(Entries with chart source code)
▬▬▬▬▬▬

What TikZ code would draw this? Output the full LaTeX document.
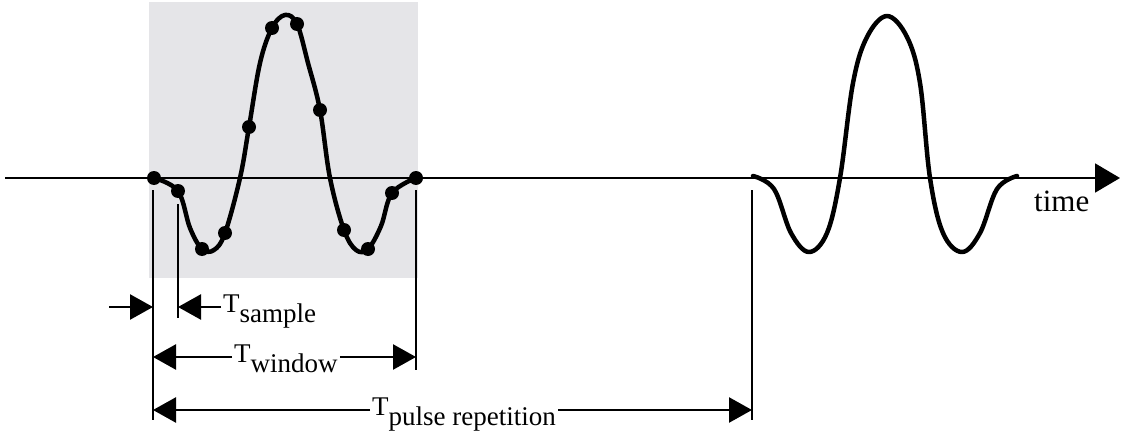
\documentclass[tikz,border=0pt]{standalone}
\usepackage{fontspec}
\setmainfont{Liberation Serif}
\usetikzlibrary{arrows.meta}
\definecolor{boxgray}{RGB}{229,229,232}
\begin{document}
\begin{tikzpicture}[x=1pt,y=-1pt,
  wave/.style={line width=4.5pt, line join=round, line cap=round},
  dot/.style={circle, fill=black, inner sep=0pt, minimum size=14pt},
  axisline/.style={line width=2pt, -{Triangle[length=25pt,width=29pt]}},
  guide/.style={line width=2pt},
  dimarrow/.style={line width=2.5pt, -{Triangle[length=23pt,width=25pt]}},
  lbl/.style={font=\fontsize{27}{30}\selectfont, inner sep=2pt, anchor=base west}
]
\useasboundingbox (0,0) rectangle (1122,436);
% sampling window
\fill[boxgray] (149,2) rectangle (418,278);
% time axis
\coordinate (axL) at (5,178);
\coordinate (axR) at (1120,178);
\draw[axisline] (axL) -- (axR);
\node[lbl, font=\fontsize{31}{34}\selectfont] (time) at (1032,211) {time};
% first pulse (sampled)
\draw[wave] plot[smooth, tension=0.6] coordinates {
 (154,178) (178,191) (190,228) (202,249) (214,250) (225,233) (240,178)
 (249,127) (260,63) (272,28) (285,15) (297,24) (308,63) (320,110)
 (330,178) (344,230) (356,250) (368,249) (381,226) (392,193) (416,178)};
\foreach \i/\p in {1/{154,178},2/{178,191},3/{202,249},4/{225,233},5/{249,127},6/{272,28},
                   7/{297,24},8/{320,110},9/{344,230},10/{368,249},11/{392,193},12/{416,178}}
  \node[dot] (s\i) at (\p) {};
% second pulse
\draw[wave] plot[smooth, tension=0.6] coordinates {
 (753,176) (774,189) (791,233) (809,252) (827,233) (840,178)
 (853,83) (867,37) (887,16) (907,37) (920,83) (930,178) (943,233)
 (962,252) (980,233) (997,189) (1017,176)};
% guide lines
\coordinate (g1t) at (153,190); \coordinate (g1b) at (153,420);
\coordinate (g2t) at (178,204); \coordinate (g2b) at (178,318);
\coordinate (g3t) at (416,190); \coordinate (g3b) at (416,370);
\coordinate (g4t) at (752,190); \coordinate (g4b) at (752,420);
\draw[guide] (g1t) -- (g1b);
\draw[guide] (g2t) -- (g2b);
\draw[guide] (g3t) -- (g3b);
\draw[guide] (g4t) -- (g4b);
% T_sample
\coordinate (sL) at (109,307);
\coordinate (sA) at (153,307);
\coordinate (sB) at (178,307);
\node[lbl] (ls) at (221,312) {T\raisebox{-10pt}{sample}};
\draw[dimarrow] (sL) -- (sA);
\draw[dimarrow] (ls.west |- sB) -- (sB);
% T_window
\coordinate (wA) at (153,357);
\coordinate (wB) at (416,357);
\node[lbl] (lw) at (232,362) {T\raisebox{-10pt}{window}};
\draw[dimarrow] (lw.west |- wA) -- (wA);
\draw[dimarrow] (lw.east |- wB) -- (wB);
% T_pulse repetition
\coordinate (pA) at (153,410);
\coordinate (pB) at (752,410);
\node[lbl] (lp) at (370,415) {T\raisebox{-10pt}{pulse repetition}};
\draw[dimarrow] (lp.west |- pA) -- (pA);
\draw[dimarrow] (lp.east |- pB) -- (pB);
\end{tikzpicture}
\end{document}
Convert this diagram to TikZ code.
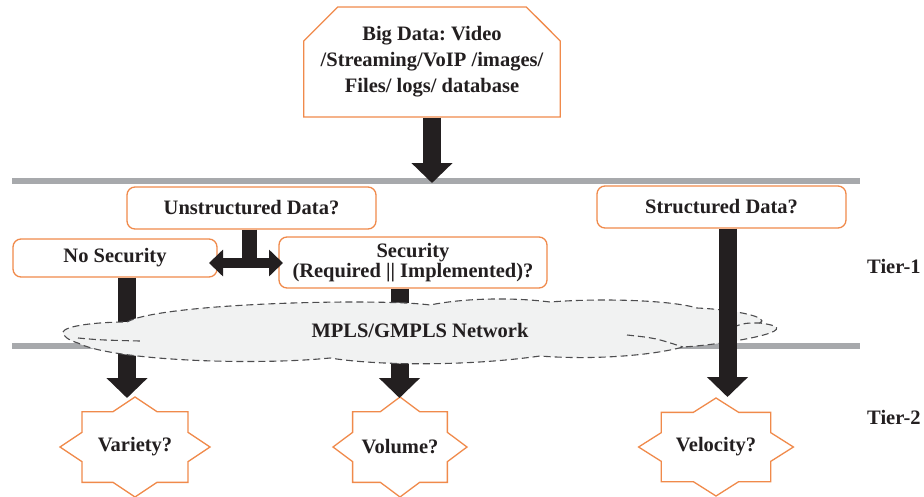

▬▬▬▬▬▬

Directions -
Retype everything in the material word for word, minus pictures.

Solution -
What TikZ code would draw this? Output the full LaTeX document.
\documentclass[tikz,border=0pt]{standalone}
\usepackage{fontspec}
\setmainfont{Liberation Serif}
\usetikzlibrary{arrows.meta}
\definecolor{boxgray}{RGB}{229,229,232}
\begin{document}
\begin{tikzpicture}[x=1pt,y=-1pt,
  wave/.style={line width=4.5pt, line join=round, line cap=round},
  dot/.style={circle, fill=black, inner sep=0pt, minimum size=14pt},
  axisline/.style={line width=2pt, -{Triangle[length=25pt,width=29pt]}},
  guide/.style={line width=2pt},
  dimarrow/.style={line width=2.5pt, -{Triangle[length=23pt,width=25pt]}},
  lbl/.style={font=\fontsize{27}{30}\selectfont, inner sep=2pt, anchor=base west}
]
\useasboundingbox (0,0) rectangle (1122,436);
% sampling window
\fill[boxgray] (149,2) rectangle (418,278);
% time axis
\coordinate (axL) at (5,178);
\coordinate (axR) at (1120,178);
\draw[axisline] (axL) -- (axR);
\node[lbl, font=\fontsize{31}{34}\selectfont] (time) at (1032,211) {time};
% first pulse (sampled)
\draw[wave] plot[smooth, tension=0.6] coordinates {
 (154,178) (178,191) (190,228) (202,249) (214,250) (225,233) (240,178)
 (249,127) (260,63) (272,28) (285,15) (297,24) (308,63) (320,110)
 (330,178) (344,230) (356,250) (368,249) (381,226) (392,193) (416,178)};
\foreach \i/\p in {1/{154,178},2/{178,191},3/{202,249},4/{225,233},5/{249,127},6/{272,28},
                   7/{297,24},8/{320,110},9/{344,230},10/{368,249},11/{392,193},12/{416,178}}
  \node[dot] (s\i) at (\p) {};
% second pulse
\draw[wave] plot[smooth, tension=0.6] coordinates {
 (753,176) (774,189) (791,233) (809,252) (827,233) (840,178)
 (853,83) (867,37) (887,16) (907,37) (920,83) (930,178) (943,233)
 (962,252) (980,233) (997,189) (1017,176)};
% guide lines
\coordinate (g1t) at (153,190); \coordinate (g1b) at (153,420);
\coordinate (g2t) at (178,204); \coordinate (g2b) at (178,318);
\coordinate (g3t) at (416,190); \coordinate (g3b) at (416,370);
\coordinate (g4t) at (752,190); \coordinate (g4b) at (752,420);
\draw[guide] (g1t) -- (g1b);
\draw[guide] (g2t) -- (g2b);
\draw[guide] (g3t) -- (g3b);
\draw[guide] (g4t) -- (g4b);
% T_sample
\coordinate (sL) at (109,307);
\coordinate (sA) at (153,307);
\coordinate (sB) at (178,307);
\node[lbl] (ls) at (221,312) {T\raisebox{-10pt}{sample}};
\draw[dimarrow] (sL) -- (sA);
\draw[dimarrow] (ls.west |- sB) -- (sB);
% T_window
\coordinate (wA) at (153,357);
\coordinate (wB) at (416,357);
\node[lbl] (lw) at (232,362) {T\raisebox{-10pt}{window}};
\draw[dimarrow] (lw.west |- wA) -- (wA);
\draw[dimarrow] (lw.east |- wB) -- (wB);
% T_pulse repetition
\coordinate (pA) at (153,410);
\coordinate (pB) at (752,410);
\node[lbl] (lp) at (370,415) {T\raisebox{-10pt}{pulse repetition}};
\draw[dimarrow] (lp.west |- pA) -- (pA);
\draw[dimarrow] (lp.east |- pB) -- (pB);
\end{tikzpicture}
\end{document}
Convert this diagram to TikZ code.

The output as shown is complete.